» TASK DETAILS: Look at the data below and print exactly the lines from its first line through the line with "import * as echarts from 'echarts';"; the pictures stay out of the copy.

» SUPPLIED DATA:
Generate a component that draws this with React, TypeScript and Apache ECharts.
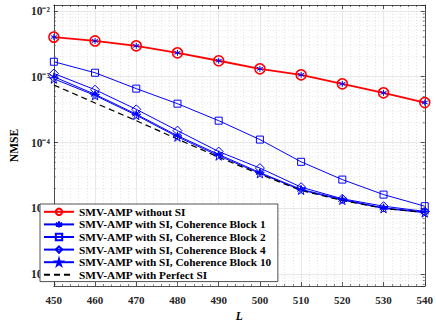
import React, { useEffect, useRef } from 'react';
import * as echarts from 'echarts';

const L = [450, 460, 470, 480, 490, 500, 510, 520, 530, 540];
const withoutSI = [4.0e-3, 3.5e-3, 2.95e-3, 2.31e-3, 1.75e-3, 1.32e-3, 1.07e-3, 7.8e-4, 5.7e-4, 4.05e-4];
const block1 = [1.0e-3, 5.4e-4, 2.7e-4, 1.27e-4, 6.6e-5, 3.5e-5, 1.95e-5, 1.37e-5, 1.02e-5, 8.8e-6];
const block2 = [1.69e-3, 1.15e-3, 6.6e-4, 3.9e-4, 2.15e-4, 1.11e-4, 5.1e-5, 2.74e-5, 1.62e-5, 1.08e-5];
const block4 = [1.12e-3, 6.35e-4, 3.2e-4, 1.52e-4, 7.3e-5, 4.1e-5, 2.1e-5, 1.4e-5, 1.08e-5, 9.0e-6];
const block10 = [9.3e-4, 5.2e-4, 2.6e-4, 1.22e-4, 6.3e-5, 3.4e-5, 1.9e-5, 1.34e-5, 1.0e-5, 8.6e-6];
const perfectSI = [7.5e-4, 4.0e-4, 2.15e-4, 1.13e-4, 6.0e-5, 3.3e-5, 1.87e-5, 1.32e-5, 1.0e-5, 8.7e-6];

const seriesNames = [
  'SMV-AMP without SI',
  'SMV-AMP with SI, Coherence Block 1',
  'SMV-AMP with SI, Coherence Block 2',
  'SMV-AMP with SI, Coherence Block 4',
  'SMV-AMP with SI, Coherence Block 10',
  'SMV-AMP with Perfect SI',
];

const Y_MIN = 6.6e-7;
const Y_MAX = 1.23e-2;
const yMinorTicks = [
  7e-7, 8e-7, 9e-7,
  2e-6, 3e-6, 4e-6, 5e-6, 6e-6, 7e-6, 8e-6, 9e-6,
  2e-5, 3e-5, 4e-5, 5e-5, 6e-5, 7e-5, 8e-5, 9e-5,
  2e-4, 3e-4, 4e-4, 5e-4, 6e-4, 7e-4, 8e-4, 9e-4,
  2e-3, 3e-3, 4e-3, 5e-3, 6e-3, 7e-3, 8e-3, 9e-3,
];

const FONT = '"Liberation Serif", "Times New Roman", serif';
const BLUE = '#0000ff';
const RED = '#ff0000';
const AX = '#262626';

const ASTERISK = 'path://M5,0L5,10M0.67,2.5L9.33,7.5M0.67,7.5L9.33,2.5';
const PENTAGRAM = 'path://M5,0L6.12,3.46L9.76,3.46L6.81,5.59L7.94,9.05L5,6.9L2.06,9.05L3.19,5.59L0.24,3.46L3.88,3.46Z';
const CLEAR = 'rgba(255,255,255,0)';
const SUP: Record<string, string> = {
  '-': '\u207B', '0': '\u2070', '1': '\u00B9', '2': '\u00B2', '3': '\u00B3', '4': '\u2074',
  '5': '\u2075', '6': '\u2076', '7': '\u2077', '8': '\u2078', '9': '\u2079',
};

function pairs(ys: number[]) {
  return L.map((x, i) => [x, ys[i]]);
}

export default function App() {
  const ref = useRef<HTMLDivElement>(null);
  useEffect(() => {
    if (!ref.current) return;
    const chart = echarts.init(ref.current, undefined, { renderer: 'svg' });
    const blueLine = (name: string, data: number[], symbol: string, size: number, z: number) => ({
      name,
      type: 'line',
      data: pairs(data),
      symbol,
      symbolSize: size,
      showSymbol: true,
      z,
      lineStyle: { color: BLUE, width: 1 },
      itemStyle: { color: CLEAR, borderColor: BLUE, borderWidth: 1 },
    });
    const option: any = {
      animation: false,
      textStyle: { fontFamily: FONT },
      grid: { left: 40, right: 9, top: 5, bottom: 40, containLabel: false },
      legend: {
        data: [
          ...seriesNames.slice(0, 5),
          { name: seriesNames[5], itemStyle: { opacity: 0 } },
        ],
        orient: 'vertical',
        left: 40,
        top: 204,
        padding: [1.5, 6, 0.5, 3],
        itemGap: 0,
        itemWidth: 30,
        itemHeight: 8,
        backgroundColor: '#ffffff',
        borderColor: AX,
        borderWidth: 0.8,
        borderRadius: 0,
        selectedMode: false,
        textStyle: { fontFamily: FONT, fontWeight: 'bold', fontSize: 11.3, color: '#000', lineHeight: 12.6 },
      },
      xAxis: [
        {
          type: 'value',
          min: 450,
          max: 540,
          interval: 10,
          name: 'L',
          nameLocation: 'middle',
          nameGap: 22,
          nameTextStyle: { fontFamily: FONT, fontStyle: 'italic', fontWeight: 'bold', fontSize: 11.5, color: '#000' },
          axisLine: { lineStyle: { color: AX, width: 0.8 } },
          axisTick: { inside: true, length: 4, lineStyle: { color: AX, width: 0.8 } },
          minorTick: { show: true, splitNumber: 5, length: 2, lineStyle: { color: AX, width: 0.6 } },
          axisLabel: { fontFamily: FONT, fontWeight: 'bold', fontSize: 11, color: '#262626', margin: 8 },
          splitLine: { show: true, lineStyle: { color: '#e2e2e2', width: 0.8 } },
          minorSplitLine: { show: true, lineStyle: { color: '#d4d4d4', width: 0.6, type: [1, 2] } },
        },
        {
          type: 'value',
          position: 'top',
          min: 450,
          max: 540,
          interval: 10,
          axisLine: { lineStyle: { color: AX, width: 0.8 } },
          axisTick: { inside: true, length: 4, lineStyle: { color: AX, width: 0.8 } },
          minorTick: { show: true, splitNumber: 5, length: 2, lineStyle: { color: AX, width: 0.6 } },
          axisLabel: { show: false },
          splitLine: { show: false },
        },
      ],
      yAxis: [
        {
          type: 'log',
          logBase: 10,
          min: Y_MIN,
          max: Y_MAX,
          splitNumber: 4,
          name: 'NMSE',
          nameLocation: 'middle',
          nameGap: 25,
          nameTextStyle: { fontFamily: FONT, fontWeight: 'bold', fontSize: 11.5, color: '#000' },
          axisLine: { show: true, lineStyle: { color: AX, width: 0.8 } },
          axisTick: { inside: true, length: 4, lineStyle: { color: AX, width: 0.8 } },
          axisLabel: {
            margin: 4,
            fontFamily: FONT,
            fontWeight: 'bold',
            fontSize: 11.5,
            color: '#262626',
            showMinLabel: false,
            showMaxLabel: false,
            formatter: (v: number) => {
              const lg = Math.log10(v);
              const e = Math.round(lg);
              if (Math.abs(lg - e) > 1e-6) return '';
              return '10' + String(e).split('').map((c) => SUP[c] || c).join('');
            },
          },
          splitLine: { show: true, lineStyle: { color: '#e2e2e2', width: 0.8 } },
        },
        {
          type: 'log',
          logBase: 10,
          min: Y_MIN,
          max: Y_MAX,
          splitNumber: 4,
          position: 'right',
          axisLine: { show: true, lineStyle: { color: AX, width: 0.8 } },
          axisTick: { inside: true, length: 4, lineStyle: { color: AX, width: 0.8 } },
          axisLabel: { show: false },
          splitLine: { show: false },
        },
      ],
      series: [
        {
          name: 'minor-grid',
          type: 'custom',
          z: 1,
          silent: true,
          data: yMinorTicks.map((v) => [450, v]),
          renderItem: (params: any, api: any) => {
            const cs = params.coordSys;
            const y = api.coord([450, api.value(1)])[1];
            const x0 = cs.x;
            const x1 = cs.x + cs.width;
            return {
              type: 'group',
              children: [
                { type: 'line', shape: { x1: x0, y1: y, x2: x1, y2: y }, style: { stroke: '#d4d4d4', lineWidth: 0.6, lineDash: [1, 2] } },
                { type: 'line', shape: { x1: x0, y1: y, x2: x0 + 2, y2: y }, style: { stroke: AX, lineWidth: 0.6 } },
                { type: 'line', shape: { x1: x1 - 2, y1: y, x2: x1, y2: y }, style: { stroke: AX, lineWidth: 0.6 } },
              ],
            };
          },
        },
        {
          name: seriesNames[0],
          type: 'line',
          data: pairs(withoutSI),
          symbol: 'circle',
          symbolSize: 10,
          z: 3,
          lineStyle: { color: RED, width: 1.8 },
          itemStyle: { color: CLEAR, borderColor: RED, borderWidth: 1.6 },
        },
        {
          name: 'overlay',
          type: 'line',
          data: pairs(withoutSI),
          symbol: ASTERISK,
          symbolSize: 6,
          z: 4,
          lineStyle: { width: 0, opacity: 0 },
          itemStyle: { color: CLEAR, borderColor: BLUE, borderWidth: 1 },
        },
        blueLine(seriesNames[1], block1, ASTERISK, 8, 3),
        blueLine(seriesNames[2], block2, 'rect', 7, 3),
        blueLine(seriesNames[3], block4, 'diamond', 9, 3),
        blueLine(seriesNames[4], block10, PENTAGRAM, 9, 3),
        {
          name: seriesNames[5],
          type: 'line',
          data: pairs(perfectSI),
          symbol: 'none',
          z: 3,
          lineStyle: { color: '#000', width: 1.2, type: [6, 4] },
          itemStyle: { color: '#000' },
        },
      ],
    };
    chart.setOption(option);
    return () => chart.dispose();
  }, []);
  return <div ref={ref} style={{ width: 436, height: 327, position: 'absolute', left: 0, top: 0 }} />;
}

» COMPLETE RESPONSE:
Generate a component that draws this with React, TypeScript and Apache ECharts.
import React, { useEffect, useRef } from 'react';
import * as echarts from 'echarts';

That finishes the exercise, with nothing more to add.